= Sunil Kumar Lahoria =

Sunil Kumar Lahoria (about 1961 – February 2013 Navi Mumbai) was a builder from Mumbra, Thane district, India who was killed in February 2013 after reporting about illegal buildings and land disputes.This occurred about a year and a half before the collapse of an illegal building in Thane on 4 April 2013, killing 74 people.

==Illegal buildings==

In 2011, Lahoria informed municipal and state authorities that within Navi Mumbai there were more than 600 illegal buildings. He also filed a writ petition in the Bombay High Court. Construction of the buildings also violated floor space index (FSI) rules, including development of additional storeys.

21 towers on Palm Beach Road were included in the count of 600 illegal buildings. According to Navi Mumbai Municipal Corporation's (NMMC) town planning officer, Prakash Thakur: one of the towers is being investigated by the Maharashtra Coastal Zone Management Authority and action has been taken on 20 towers.

In addition to the complaints to governmental authorities and the court, he also questioned CIDCO and Navi Mumbai Municipal Corporation's (NMMC) role in allowing the construction to occur.

Starting the latter half of 2011, about six months before Lahoria's murder, he received death threats from builders with criminal connections. Although protection was requested of the Navi Mumbai police, he never received it.

==Death==
In February 2013, Lahoria sustained five bullet wounds and a slash to his hand and neck outside of S K Brothers Builders & Developers' Office, his real estate company in Navi Mumbai. The two men who shot him wore private security guard uniforms, one of whom knocked a coconut into his head after he had fallen to the ground.

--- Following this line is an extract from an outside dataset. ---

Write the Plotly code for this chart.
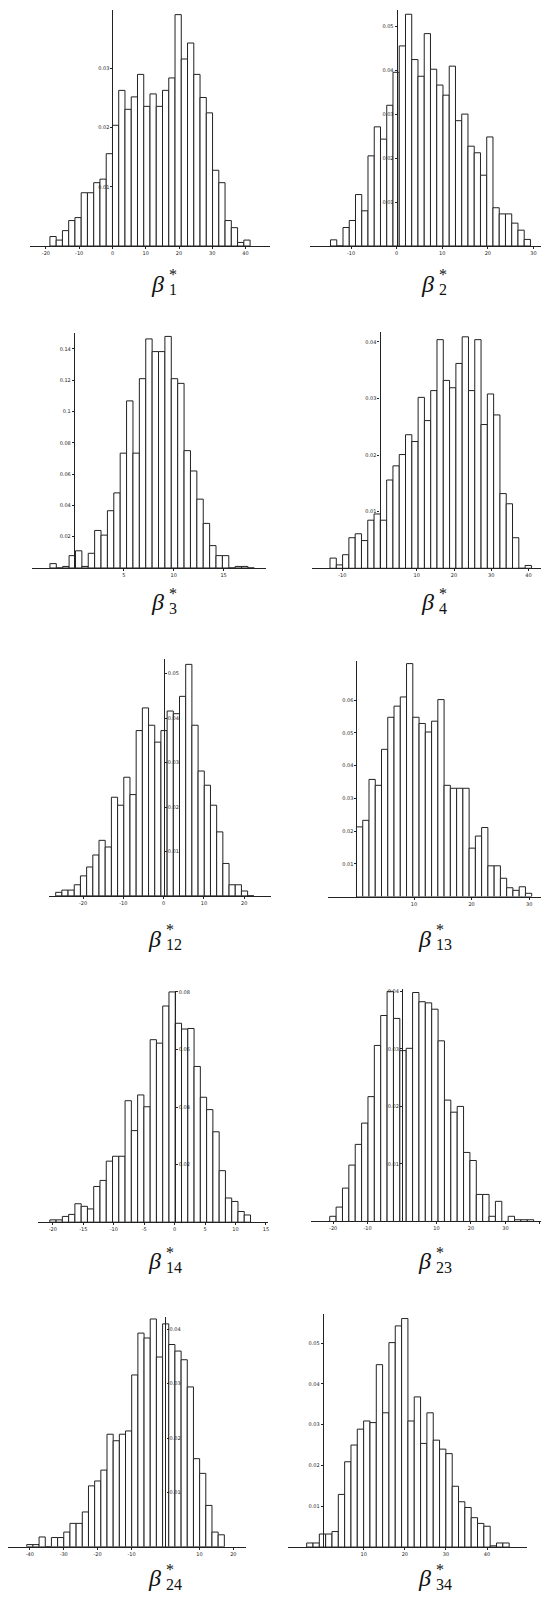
import plotly.graph_objects as go

W, H = 550, 1600          # browser window
OFF = 8                   # default page (body) margin around the plot div
FW, FH = W - 2 * OFF, H - 2 * OFF

# ---------------- data ----------------
panel_names = ["1", "2", "3", "4", "12", "13", "14", "23", "24", "34"]

# histogram bins: (first left edge, bin width)
bins_b1 = (-18.8, 1.88)
bins_b2 = (-14.5, 1.37)
bins_b3 = (-2.4, 0.64)
bins_b4 = (-13.3, 1.69)
bins_b12 = (-26.8, 1.537)
bins_b13 = (0.0, 1.087)
bins_b14 = (-20.5, 1.03)
bins_b23 = (-21.0, 1.85)
bins_b24 = (-40.9, 1.82)
bins_b34 = (-3.9, 1.54)

# bar heights (density)
h_b1 = [0.0016, 0.0010, 0.0026, 0.0043, 0.0048, 0.0090, 0.0090, 0.0107, 0.0113, 0.0156,
        0.0204, 0.0263, 0.0231, 0.0252, 0.0290, 0.0236, 0.0257, 0.0236, 0.0263, 0.0284,
        0.0391, 0.0316, 0.0343, 0.0290, 0.0251, 0.0225, 0.0128, 0.0107, 0.0043, 0.0031,
        0.0006, 0.0010]
h_b2 = [0.0014, 0.0, 0.0042, 0.0058, 0.0117, 0.0080, 0.0205, 0.0271, 0.0243, 0.0320,
        0.0395, 0.0455, 0.0527, 0.0424, 0.0386, 0.0483, 0.0402, 0.0366, 0.0343, 0.0409,
        0.0285, 0.0300, 0.0227, 0.0212, 0.0161, 0.0248, 0.0087, 0.0073, 0.0073, 0.0052,
        0.0036, 0.0015]
h_b3 = [0.0028, 0.0, 0.0010, 0.0079, 0.0110, 0.0010, 0.0094, 0.0240, 0.0210, 0.0366,
        0.0480, 0.0734, 0.1068, 0.0734, 0.1210, 0.1464, 0.1383, 0.1383, 0.1480, 0.1210,
        0.1180, 0.0750, 0.0620, 0.0440, 0.0285, 0.0143, 0.0079, 0.0079, 0.0, 0.0010,
        0.0010, 0.0]
h_b4 = [0.0018, 0.0006, 0.0024, 0.0054, 0.0061, 0.0049, 0.0085, 0.0096, 0.0085, 0.0156,
        0.0181, 0.0201, 0.0236, 0.0224, 0.0302, 0.0261, 0.0314, 0.0404, 0.0332, 0.0319,
        0.0362, 0.0409, 0.0314, 0.0404, 0.0254, 0.0308, 0.0271, 0.0132, 0.0114, 0.0054,
        0.0, 0.0005]
h_b12 = [0.0008, 0.0013, 0.0013, 0.0025, 0.0045, 0.0065, 0.0092, 0.0125, 0.0110, 0.0222,
         0.0204, 0.0267, 0.0228, 0.0372, 0.0423, 0.0384, 0.0346, 0.0372, 0.0416, 0.0410,
         0.0449, 0.0521, 0.0384, 0.0281, 0.0249, 0.0204, 0.0144, 0.0073, 0.0025, 0.0025,
         0.0011, 0.0]
h_b13 = [0.0213, 0.0233, 0.0358, 0.0340, 0.0450, 0.0548, 0.0582, 0.0610, 0.0712, 0.0548,
         0.0529, 0.0503, 0.0536, 0.0602, 0.0340, 0.0331, 0.0331, 0.0331, 0.0148, 0.0185,
         0.0211, 0.0094, 0.0094, 0.0056, 0.0027, 0.0019, 0.0030, 0.0010]
h_b14 = [0.0008, 0.0008, 0.0020, 0.0027, 0.0064, 0.0055, 0.0046, 0.0124, 0.0145, 0.0212,
         0.0229, 0.0229, 0.0422, 0.0318, 0.0442, 0.0401, 0.0634, 0.0622, 0.0751, 0.0800,
         0.0691, 0.0671, 0.0673, 0.0541, 0.0434, 0.0391, 0.0314, 0.0179, 0.0084, 0.0072,
         0.0037, 0.0025]
h_b23 = [0.0009, 0.0025, 0.0058, 0.0098, 0.0134, 0.0171, 0.0217, 0.0306, 0.0358, 0.0400,
         0.0353, 0.0297, 0.0301, 0.0398, 0.0382, 0.0380, 0.0369, 0.0314, 0.0211, 0.0190,
         0.0200, 0.0120, 0.0106, 0.0047, 0.0047, 0.0009, 0.0035, 0.0, 0.0009, 0.0003,
         0.0003, 0.0003]
h_b24 = [0.0004, 0.0004, 0.0018, 0.0, 0.0017, 0.0017, 0.0027, 0.0043, 0.0043, 0.0064,
         0.0112, 0.0121, 0.0141, 0.0207, 0.0195, 0.0207, 0.0213, 0.0316, 0.0393, 0.0384,
         0.0419, 0.0349, 0.0410, 0.0372, 0.0360, 0.0344, 0.0294, 0.0162, 0.0135, 0.0076,
         0.0027, 0.0022]
h_b34 = [0.0010, 0.0010, 0.0032, 0.0032, 0.0038, 0.0129, 0.0209, 0.0250, 0.0289, 0.0309,
         0.0305, 0.0447, 0.0329, 0.0501, 0.0542, 0.0560, 0.0309, 0.0368, 0.0254, 0.0329,
         0.0262, 0.0240, 0.0229, 0.0149, 0.0111, 0.0097, 0.0072, 0.0058, 0.0051, 0.0003,
         0.0010, 0.0010]

# tick values
xt_b1 = [-20, -10, 0, 10, 20, 30, 40]
xt_b2 = [-10, 0, 10, 20, 30]
xt_b3 = [5, 10, 15]
xt_b4 = [-10, 10, 20, 30, 40]
xt_b12 = [-20, -10, 0, 10, 20]
xt_b13 = [10, 20, 30]
xt_b14 = [-20, -15, -10, -5, 0, 5, 10, 15]
xt_b23 = [-20, -10, 10, 20, 30, 40]
xt_b24 = [-40, -30, -20, -10, 10, 20]
xt_b34 = [10, 20, 30, 40]

yt_b1 = [0.01, 0.02, 0.03]
yt_b2 = [0.01, 0.02, 0.03, 0.04, 0.05]
yt_b3 = [0.02, 0.04, 0.06, 0.08, 0.1, 0.12, 0.14]
yt_b4 = [0.01, 0.02, 0.03, 0.04]
yt_b12 = [0.01, 0.02, 0.03, 0.04, 0.05]
yt_b13 = [0.01, 0.02, 0.03, 0.04, 0.05, 0.06]
yt_b14 = [0.02, 0.04, 0.06, 0.08]
yt_b23 = [0.01, 0.02, 0.03, 0.04]
yt_b24 = [0.01, 0.02, 0.03, 0.04]
yt_b34 = [0.01, 0.02, 0.03, 0.04, 0.05]

bins_all = [bins_b1, bins_b2, bins_b3, bins_b4, bins_b12, bins_b13, bins_b14, bins_b23, bins_b24, bins_b34]
heights_all = [h_b1, h_b2, h_b3, h_b4, h_b12, h_b13, h_b14, h_b23, h_b24, h_b34]
xticks_all = [xt_b1, xt_b2, xt_b3, xt_b4, xt_b12, xt_b13, xt_b14, xt_b23, xt_b24, xt_b34]
yticks_all = [yt_b1, yt_b2, yt_b3, yt_b4, yt_b12, yt_b13, yt_b14, yt_b23, yt_b24, yt_b34]

# ---------------- layout geometry (page pixels) ----------------
geom = [
    dict(l=30, r=270, xr=(-24.8, 47.2), top=7.3, base=244.3, ymax=0.0400, side="left", lx=166, ly=282),
    dict(l=311, r=550, xr=(-18.9, 33.4), top=8.3, base=244.3, ymax=0.0536, side="left", lx=437, ly=282),
    dict(l=31.7, r=266.7, xr=(-4.23, 19.27), top=331.7, base=566.7, ymax=0.150, side="left", lx=166, ly=601),
    dict(l=312.7, r=550, xr=(-18.1, 45.5), top=330.7, base=567, ymax=0.0417, side="left", lx=437, ly=601),
    dict(l=49.3, r=271.7, xr=(-28.4, 26.7), top=658.3, base=895, ymax=0.0532, side="right", lx=163, ly=938),
    dict(l=328.3, r=541.7, xr=(-5.0, 32.0), top=659.8, base=895.7, ymax=0.0720, side="left", lx=434, ly=938),
    dict(l=38.3, r=268.3, xr=(-22.4, 15.3), top=990, base=1221.7, ymax=0.0804, side="right", lx=163, ly=1261),
    dict(l=311.7, r=545, xr=(-26.4, 41.2), top=988.3, base=1221, ymax=0.0404, side="left", lx=434, ly=1261),
    dict(l=6.7, r=246.7, xr=(-46.8, 23.8), top=1317, base=1546.7, ymax=0.0422, side="right", lx=163, ly=1578),
    dict(l=288.3, r=528.3, xr=(-8.5, 49.8), top=1313.3, base=1547, ymax=0.0572, side="left", lx=434, ly=1578),
]


def px_x(X):
    return min(1.0, max(0.0, (X - OFF) / FW))


def px_y(Y):
    return min(1.0, max(0.0, 1 - (Y - OFF) / FH))


INK = "#222222"
TICKFONT = dict(family="DejaVu Sans", size=5, color="#222222")
LABELFONT = "Liberation Serif"

fig = go.Figure()
layout = dict(
    width=FW, height=FH,
    margin=dict(l=0, r=0, t=0, b=0),
    paper_bgcolor="white", plot_bgcolor="rgba(0,0,0,0)",
    showlegend=False,
)
annotations = []

for k in range(len(panel_names)):
    idx = k + 1
    xa = "x" if idx == 1 else f"x{idx}"
    ya = "y" if idx == 1 else f"y{idx}"
    start, width = bins_all[k]
    hs = heights_all[k]
    xs = [start + width * (i + 0.5) for i in range(len(hs))]
    fig.add_trace(go.Bar(
        x=xs, y=hs, width=width, xaxis=xa, yaxis=ya,
        marker=dict(color="white", line=dict(color=INK, width=1)),
        hoverinfo="skip", showlegend=False,
    ))
    g = geom[k]
    l, r = g["l"], g["r"]
    xr0, xr1 = g["xr"]
    ppu = (r - l) / (xr1 - xr0)
    # keep the plotting area inside the drawable page area
    if l < OFF:
        xr0 += (OFF - l) / ppu
        l = OFF
    if r > W - OFF:
        xr1 -= (r - (W - OFF)) / ppu
        r = W - OFF
    top, base, ymax = g["top"], g["base"], g["ymax"]
    ppy = (base - top) / ymax
    if top < OFF:
        ymax -= (OFF - top) / ppy
        top = OFF
    xdom = [px_x(l), px_x(r)]
    ydom = [px_y(base), px_y(top)]
    x0frac = xdom[0] + (0 - xr0) / (xr1 - xr0) * (xdom[1] - xdom[0])
    xt = xticks_all[k]
    yt = yticks_all[k]
    layout[f"xaxis{'' if idx == 1 else idx}"] = dict(
        domain=xdom, range=[xr0, xr1], anchor=ya,
        showline=True, linecolor=INK, linewidth=1,
        ticks="outside", ticklen=2, tickwidth=1, tickcolor=INK,
        tickvals=xt, ticktext=[f"{v:g}" for v in xt], tickfont=TICKFONT,
        showgrid=False, zeroline=False, fixedrange=True,
    )
    layout[f"yaxis{'' if idx == 1 else idx}"] = dict(
        domain=ydom, range=[0, ymax], anchor="free", position=x0frac,
        side=g["side"], showline=True, linecolor=INK, linewidth=1.2,
        ticks="outside", ticklen=2, tickwidth=1, tickcolor=INK,
        tickvals=yt, ticktext=[f"{v:g}" for v in yt], tickfont=TICKFONT,
        showgrid=False, zeroline=False, fixedrange=True,
    )
    cx, cy = g["lx"], g["ly"]
    annotations.append(dict(
        text="<i>β</i>", x=px_x(cx), y=px_y(cy), xref="paper", yref="paper",
        xanchor="right", yanchor="middle", showarrow=False,
        font=dict(family=LABELFONT, size=24, color="#111111"),
    ))
    annotations.append(dict(
        text=panel_names[k], x=px_x(cx + 1), y=px_y(cy + 6), xref="paper", yref="paper",
        xanchor="left", yanchor="middle", showarrow=False,
        font=dict(family=LABELFONT, size=16, color="#111111"),
    ))
    annotations.append(dict(
        text="*", x=px_x(cx + 1), y=px_y(cy - 9), xref="paper", yref="paper",
        xanchor="left", yanchor="middle", showarrow=False,
        font=dict(family=LABELFONT, size=16, color="#111111"),
    ))

layout["annotations"] = annotations
fig.update_layout(**layout)
fig.write_html("out.html")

Intending to perform a mock funeral, the men had 'agarbattis' and a garland with them

Having seen the incident, two workers in Lahoria's office chased the men. They were able to catch one of the men, a hitman named Venkatesh Shettiyar, who was placed in police custody. The victim's son, Sunny Kumar, claimed that the names of "two prominent developers" had been given by the captured gunman; on the other hand, the gunman told police that he committed the murder because he had not been paid a large commission.

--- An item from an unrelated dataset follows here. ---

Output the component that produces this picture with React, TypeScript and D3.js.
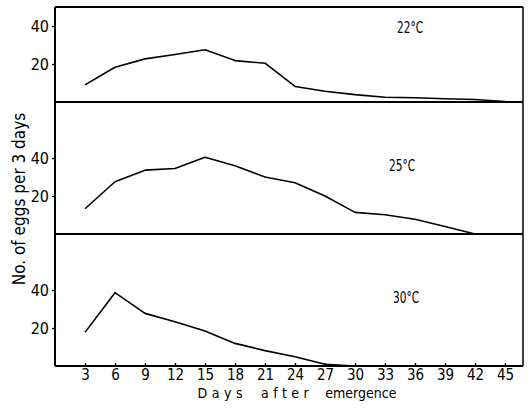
import React, { useEffect, useRef } from "react";
import * as d3 from "d3";

// days after emergence (x)
const days = [3, 6, 9, 12, 15, 18, 21, 24, 27, 30, 33, 36, 39, 42, 45];
// eggs per 3 days
const eggs22 = [9, 18.3, 22.7, 25, 27.5, 21.8, 20.4, 8.2, 5.7, 3.9, 2.5, 2.2, 1.7, 1.3, 0.3];
const eggs25 = [13.3, 27.5, 33.6, 34.5, 40.4, 35.9, 30, 27, 20, 11.4, 10.1, 7.8, 3.9, 0];
const eggs30 = [17.7, 38.6, 27.7, 23.3, 18.4, 11.9, 8.1, 4.9, 0.9, 0, 0];
const temps = ["22°C", "25°C", "30°C"];
const yTicks = [20, 40];

const W = 529;
const H = 414;
const FONT = "'DejaVu Sans Condensed', 'Liberation Sans Narrow', sans-serif";

export default function App() {
  const ref = useRef<SVGSVGElement>(null);

  useEffect(() => {
    const svg = d3.select(ref.current);
    svg.selectAll("*").remove();

    const left = 55, right = 523;
    const x = d3.scaleLinear().domain([0, 46.8]).range([left, right]);

    // panel tops / baselines
    const panels = [
      { top: 7, base: 102, data: eggs22, label: temps[0], lx: 410, ly: 33 },
      { top: 102, base: 234, data: eggs25, label: temps[1], lx: 402, ly: 171 },
      { top: 234, base: 366, data: eggs30, label: temps[2], lx: 406, ly: 303 },
    ];
    const pxPerUnit = 1.9;

    const g = svg.append("g");

    panels.forEach((p) => {
      const y = d3.scaleLinear()
        .domain([0, (p.base - p.top) / pxPerUnit])
        .range([p.base, p.top]);

      // y axis ticks
      const ax = g.append("g")
        .attr("transform", "translate(" + left + ",0)")
        .call(d3.axisLeft(y).tickValues(yTicks).tickSize(3).tickPadding(3));
      ax.select(".domain").remove();
      ax.selectAll("line").attr("stroke", "#000").attr("stroke-width", 1.3);
      ax.selectAll("text")
        .attr("font-family", FONT)
        .attr("font-size", 16)
        .attr("fill", "#000");

      // baseline
      g.append("line")
        .attr("x1", left).attr("x2", right)
        .attr("y1", p.base).attr("y2", p.base)
        .attr("stroke", "#000").attr("stroke-width", 2);

      const pts = p.data.map((v, i) => [days[i], v] as [number, number]);
      const line = d3.line<[number, number]>()
        .x((d) => x(d[0]))
        .y((d) => y(d[1]));
      g.append("path")
        .attr("d", line(pts))
        .attr("fill", "none")
        .attr("stroke", "#000")
        .attr("stroke-width", 1.6)
        .attr("stroke-linejoin", "round");

      g.append("text")
        .attr("x", p.lx).attr("y", p.ly)
        .attr("text-anchor", "middle")
        .attr("font-family", FONT)
        .attr("font-size", 15)
        .attr("textLength", 26)
        .attr("lengthAdjust", "spacingAndGlyphs")
        .text(p.label);
    });

    // frame: top, left, right
    g.append("line").attr("x1", left).attr("x2", right).attr("y1", 7).attr("y2", 7)
      .attr("stroke", "#000").attr("stroke-width", 1.8);
    g.append("line").attr("x1", left).attr("x2", left).attr("y1", 7).attr("y2", 366)
      .attr("stroke", "#000").attr("stroke-width", 2);
    g.append("line").attr("x1", right).attr("x2", right).attr("y1", 7).attr("y2", 366)
      .attr("stroke", "#000").attr("stroke-width", 1.5);

    // x axis ticks, pointing inward
    const xa = g.append("g")
      .attr("transform", "translate(0,366)")
      .call(d3.axisBottom(x).tickValues(days).tickSize(-3).tickPadding(3));
    xa.select(".domain").remove();
    xa.selectAll("line").attr("stroke", "#000").attr("stroke-width", 1.3);
    xa.selectAll("text")
      .attr("font-family", FONT)
      .attr("font-size", 15)
      .attr("fill", "#000");

    // axis titles
    const xt = g.append("text")
      .attr("x", 297).attr("y", 398)
      .attr("text-anchor", "middle")
      .attr("font-family", FONT)
      .attr("font-size", 14);
    xt.append("tspan").attr("letter-spacing", 4.5).text("Days");
    xt.append("tspan").attr("letter-spacing", 4.5).attr("dx", 14).text("after");
    xt.append("tspan").attr("dx", 12).text("emergence");

    g.append("text")
      .attr("transform", "translate(25,199) rotate(-90)")
      .attr("text-anchor", "middle")
      .attr("font-family", FONT)
      .attr("font-size", 17)
      .text("No. of eggs per 3 days");
  }, []);

  return (
    <svg
      ref={ref}
      width={W}
      height={H}
      style={{ position: "absolute", left: 0, top: 0, background: "#fff" }}
    />
  );
}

Anurag Garg and Suresh Bijlani, both still escaping incarceration, are suspects in his murder.

Lahoria's son, Sandeep Kumar has continued his father's crusade to mitigate illegal buildings. He has also written to the state Director General of Police and the Prime Minister's Office about the handling of his father's murder investigation. He called out two specific Navi Mumbai senior policemen and questioned the easy treatment of the suspects, including not seizing their passports. Of his father, he said:
My father paid a very heavy price for exposing irregularities that took place with the active involvement of government officers. He made use of the Right to Information Act to deal with corruption, but he was killed.